MOSCOW — Taking a classic moment in Soviet war history — the 1941-44 Leningrad blockade — and reworking it for the screen was always going to be complicated.
But for helmer Alexander Buravsky (“Out of the Cold”), bringing in a foreign cast, and then making two separate, and very different versions — a miniseries for main Russian broadcaster Channel One, and a two-hour film version that looks more likely to appeal outside the territory — certainly added to problems.
Still, the first episode of
the four-parter TV drama “Leningrad: City of the Living” bowed Feb. 19 on Channel One, garnering a 16% rating and a 37 share.
With a topnotch Russian cast, and the main foreign role for Mira Sorvino, supported by Irish thesp Gabriel Byrne, the film and TV versions are considerably different, Buravsky says.
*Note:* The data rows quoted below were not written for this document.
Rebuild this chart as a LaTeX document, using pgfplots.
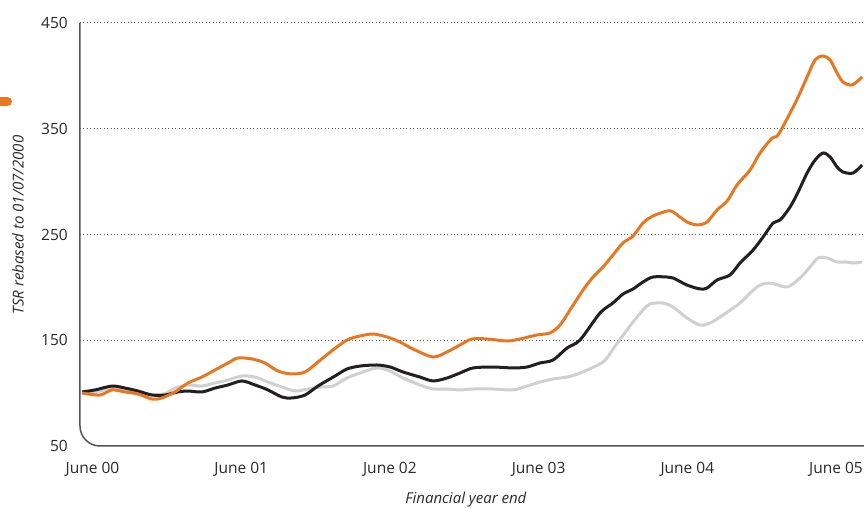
\documentclass[border=0pt]{standalone}
\usepackage{fontspec}
\setmainfont{Open Sans}
\usepackage{pgfplots}
\pgfplotsset{compat=1.18}

\definecolor{tsrorange}{HTML}{E87722}
\definecolor{tsrblack}{HTML}{231F20}
\definecolor{tsrgrey}{HTML}{D0D0D0}
\definecolor{axisgrey}{HTML}{555555}
\definecolor{labelgrey}{HTML}{2A2A2A}

\begin{document}
\begin{tikzpicture}
\begin{axis}[
    at={(0,0)}, anchor=south west,
    scale only axis, width=784pt, height=423pt,
    xmin=-0.084, xmax=5.188,
    ymin=50, ymax=450,
    clip=false,
    axis line style={draw=none},
    major tick length=0pt,
    xtick pos=bottom, ytick pos=left,
    xtick={0,1,2,3,4,5},
    xticklabels={June 00,June 01,June 02,June 03,June 04,June 05},
    ytick={150,250,350,450},
    extra y ticks={50},
    extra y tick style={grid=none},
    ymajorgrids,
    grid style={axisgrey, line width=1pt, dash pattern=on 1pt off 2.4pt},
    /pgf/number format/assume math mode=true,
    tick label style={font=\fontsize{15.5}{17}\selectfont, text=labelgrey},
    yticklabel style={anchor=east, inner sep=0pt, xshift=-12pt},
    xticklabel style={anchor=center, inner sep=0pt, yshift=-23pt},
    xlabel={Financial year end},
    ylabel={TSR rebased to 01/07/2000},
    label style={font=\fontsize{15}{17}\selectfont\itshape, text=labelgrey},
    xlabel style={at={(axis description cs:0.4923,0)}, anchor=center, yshift=-54pt},
    ylabel style={at={(axis description cs:-0.079,0.5225)}, anchor=center},
    every axis plot/.append style={line width=3pt, smooth, tension=0.5, line join=round},
]
% FTSE-type comparator (light grey)
\addplot[tsrgrey] coordinates {
(-0.071,100.1) (0.017,101.1) (0.131,104.5) (0.219,103.5) (0.306,101.0)
(0.400,98.5) (0.488,99.5) (0.555,104.8) (0.642,107.7) (0.736,106.7)
(0.824,109.6) (0.911,112.4) (1.005,116.2) (1.093,115.2) (1.180,110.5)
(1.274,105.8) (1.362,102.0) (1.449,103.9) (1.543,105.8) (1.617,106.7)
(1.711,114.3) (1.799,119.0) (1.913,123.8) (2.001,120.9) (2.088,114.3)
(2.202,107.7) (2.290,103.9) (2.384,103.9) (2.471,103.0) (2.559,103.9)
(2.693,103.9) (2.828,103.0) (2.922,106.7) (3.009,110.5) (3.097,113.4)
(3.191,115.2) (3.278,119.0) (3.433,129.4) (3.500,141.7) (3.594,159.7)
(3.635,167.3) (3.702,178.6) (3.749,184.3) (3.837,185.2) (3.904,181.4)
(3.998,171.0) (4.085,164.4) (4.153,166.3) (4.240,173.9) (4.354,185.2)
(4.469,200.4) (4.556,204.1) (4.671,200.4) (4.758,208.9) (4.825,219.3)
(4.879,227.8) (4.940,227.8) (5.007,224.0) (5.068,224.0) (5.114,223.0)
(5.175,224.0)
};
% comparator index (black)
\addplot[tsrblack] coordinates {
(-0.071,101.1) (0.017,103.0) (0.131,106.7) (0.219,104.8) (0.306,102.0)
(0.400,98.2) (0.488,98.2) (0.575,101.1) (0.642,102.0) (0.736,101.1)
(0.824,104.8) (0.911,107.7) (1.005,111.5) (1.093,107.7) (1.180,103.0)
(1.274,96.3) (1.342,95.4) (1.429,98.2) (1.516,106.7) (1.631,116.2)
(1.711,122.8) (1.799,125.6) (1.913,126.6) (2.001,124.7) (2.088,120.0)
(2.202,115.2) (2.290,111.5) (2.384,114.3) (2.471,119.0) (2.559,123.8)
(2.693,124.7) (2.828,123.8) (2.922,124.7) (3.009,128.5) (3.097,131.3)
(3.191,142.7) (3.278,150.2) (3.413,175.8) (3.500,185.2) (3.567,193.7)
(3.635,198.5) (3.702,205.1) (3.769,209.8) (3.864,209.8) (3.904,208.9)
(3.998,202.2) (4.085,198.5) (4.133,199.4) (4.200,207.0) (4.287,211.7)
(4.354,223.0) (4.442,235.3) (4.509,247.6) (4.577,260.9) (4.624,263.7)
(4.691,276.0) (4.745,290.2) (4.805,308.1) (4.859,320.4) (4.913,327.1)
(4.960,323.3) (5.007,313.8) (5.047,309.1) (5.114,308.1) (5.175,315.7)
};
% company TSR (orange)
\addplot[tsrorange] coordinates {
(-0.071,100.1) (0.050,98.2) (0.131,103.0) (0.219,101.1) (0.306,99.2)
(0.400,94.4) (0.467,95.4) (0.555,101.1) (0.642,109.6) (0.736,115.2)
(0.824,121.9) (0.911,128.5) (0.978,133.2) (1.073,132.3) (1.160,128.5)
(1.247,120.9) (1.342,118.1) (1.429,120.0) (1.516,129.4) (1.617,140.8)
(1.711,150.2) (1.799,154.0) (1.886,155.9) (1.980,153.1) (2.068,148.3)
(2.155,141.7) (2.290,134.2) (2.384,138.9) (2.471,145.5) (2.552,151.2)
(2.653,151.2) (2.788,149.3) (2.875,151.2) (2.989,155.0) (3.077,156.9)
(3.144,164.4) (3.211,178.6) (3.299,197.5) (3.366,209.8) (3.433,219.3)
(3.500,230.6) (3.567,242.0) (3.635,248.6) (3.702,260.9) (3.769,267.5)
(3.864,272.2) (3.904,271.3) (3.998,261.8) (4.072,259.0) (4.133,261.8)
(4.200,273.2) (4.267,281.5) (4.334,296.8) (4.422,311.0) (4.489,327.1)
(4.570,341.2) (4.610,344.1) (4.691,364.9) (4.745,380.0) (4.805,398.9)
(4.859,415.0) (4.913,418.8) (4.960,415.0) (5.007,402.7) (5.047,394.2)
(5.108,391.4) (5.175,398.9)
};
% left and bottom axis with rounded corner
\draw[axisgrey, line width=1.5pt, rounded corners=20pt]
    (rel axis cs:0,1) -- (rel axis cs:0,0) -- (rel axis cs:1,0);
\end{axis}
% cropped legend swatch at the left edge
\draw[tsrorange, line width=9pt, line cap=round] (-100pt,344.5pt) -- (-72.5pt,344.5pt);
\pgfresetboundingbox
\path (-80pt,-62pt) rectangle (784pt,446pt);
\end{tikzpicture}
\end{document}
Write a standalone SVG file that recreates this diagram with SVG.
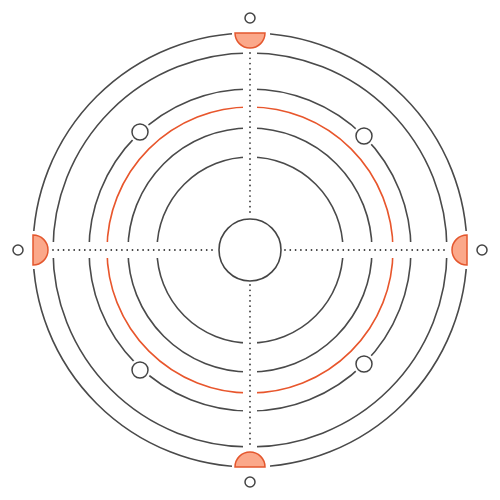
<svg xmlns="http://www.w3.org/2000/svg" width="500" height="500" viewBox="0 0 500 500">
  <style>
    .ring{fill:none;stroke:#4a4a4a;stroke-width:1.6}
    .ring.hot{stroke:#e8562c}
    .dots{fill:none;stroke:#3a3a3a;stroke-width:1.8;stroke-linecap:round;stroke-dasharray:0 5.3}
    .half{fill:#fba88a;stroke:#e4572e;stroke-width:1.5}
    .dot{fill:#fff;stroke:#444;stroke-width:1.5}
    .hub{fill:#fff;stroke:#444;stroke-width:1.6}
  </style>
  <defs>
    <mask id="axisGap" maskUnits="userSpaceOnUse" x="0" y="0" width="500" height="500">
      <rect x="0" y="0" width="500" height="500" fill="#fff"/>
      <rect x="243" y="0" width="14" height="500" fill="#000"/>
      <rect x="0" y="242" width="500" height="16" fill="#000"/>
      <circle cx="140" cy="132" r="11" fill="#000"/>
      <circle cx="364" cy="136" r="11" fill="#000"/>
      <circle cx="364" cy="364" r="11" fill="#000"/>
      <circle cx="140" cy="370" r="11" fill="#000"/>
    </mask>
    <mask id="outerGap" maskUnits="userSpaceOnUse" x="0" y="0" width="500" height="500">
      <rect x="0" y="0" width="500" height="500" fill="#fff"/>
      <rect x="232" y="0" width="38" height="500" fill="#000"/>
      <rect x="0" y="231" width="500" height="38" fill="#000"/>
    </mask>
  </defs>

  <g id="connectors">
    <line class="dots" x1="250" y1="53" x2="250" y2="216"/>
    <line class="dots" x1="250" y1="285" x2="250" y2="447"/>
    <line class="dots" x1="53" y1="250" x2="216" y2="250"/>
    <line class="dots" x1="285" y1="250" x2="448" y2="250"/>
  </g>

  <g id="rings">
    <circle id="ring-outer" class="ring" cx="250" cy="250" r="217" mask="url(#outerGap)"/>
    <g mask="url(#axisGap)">
      <circle id="ring-197" class="ring" cx="250" cy="250" r="197"/>
      <circle id="ring-161" class="ring" cx="250" cy="250" r="161"/>
      <circle id="ring-143" class="ring hot" cx="250" cy="250" r="143"/>
      <circle id="ring-122" class="ring" cx="250" cy="250" r="122"/>
      <circle id="ring-93" class="ring" cx="250" cy="250" r="93"/>
    </g>
  </g>

  <g id="hub"><circle class="hub" cx="250" cy="250" r="31"/></g>

  <g id="half-top"><path class="half" d="M235,33 A15,15 0 0 0 265,33 Z"/></g>
  <g id="half-left"><path class="half" d="M33,235 A15,15 0 0 1 33,265 Z"/></g>
  <g id="half-right"><path class="half" d="M467,235 A15,15 0 0 0 467,265 Z"/></g>
  <g id="half-bottom"><path class="half" d="M235,467 A15,15 0 0 1 265,467 Z"/></g>

  <g id="dot-top"><circle class="dot" cx="250" cy="18" r="5"/></g>
  <g id="dot-left"><circle class="dot" cx="18" cy="250" r="5"/></g>
  <g id="dot-right"><circle class="dot" cx="482" cy="250" r="5"/></g>
  <g id="dot-bottom"><circle class="dot" cx="250" cy="482" r="5"/></g>

  <g id="node-ul"><circle class="dot" cx="140" cy="132" r="8"/></g>
  <g id="node-ur"><circle class="dot" cx="364" cy="136" r="8"/></g>
  <g id="node-lr"><circle class="dot" cx="364" cy="364" r="8"/></g>
  <g id="node-ll"><circle class="dot" cx="140" cy="370" r="8"/></g>
</svg>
In the TV miniseries, emphasis is on the “road of life,” the only supply line over Lake Ladoga for the besieged city, and how Soviet authorities rushed provisions when boat transport was disrupted by winter, and ice had not yet strengthened sufficiently to allow vehicles to cross.
In the film version, which the director called much more character-driven, the priority is the emotional bond between Sorvino’s character — a British war correspondent — and the Leningrad natives who save her life, and whom, in turn, she refuses to abandon.
“When I wrote the original script, it was a feature film. When I took it to the producers, their response was: ‘You wrote “Schindler’s List,” now add “Indiana Jones.”‘ So I wrote around the original, and it was pretty difficult,” Buravsky says.
Funding delays added to complications as the shoot stretched out to three winters — almost the length of the 900-day Nazi siege of the city itself.
The international cast reflects Buravsky’s research on the subject. He cites two main sources: a late-1970s book by Soviet writers Daniil Granin and Ales Adamovich that collected testimony from those who survived the blockade; and “The 900 Days,” an earlier work by U.S. journo Harrison Salisbury, a Moscow-based correspondent for the New York Times through much of WWII.
Buravsky seems somewhat apprehensive about how the projects will be received.
“If you listen to the radio reports of those years, there is the sense that Russia was part of the wider European war. Today, that approach begins to look different. I may be accused of selling the country’s sacred history, in the same way as selling its oil and gas.”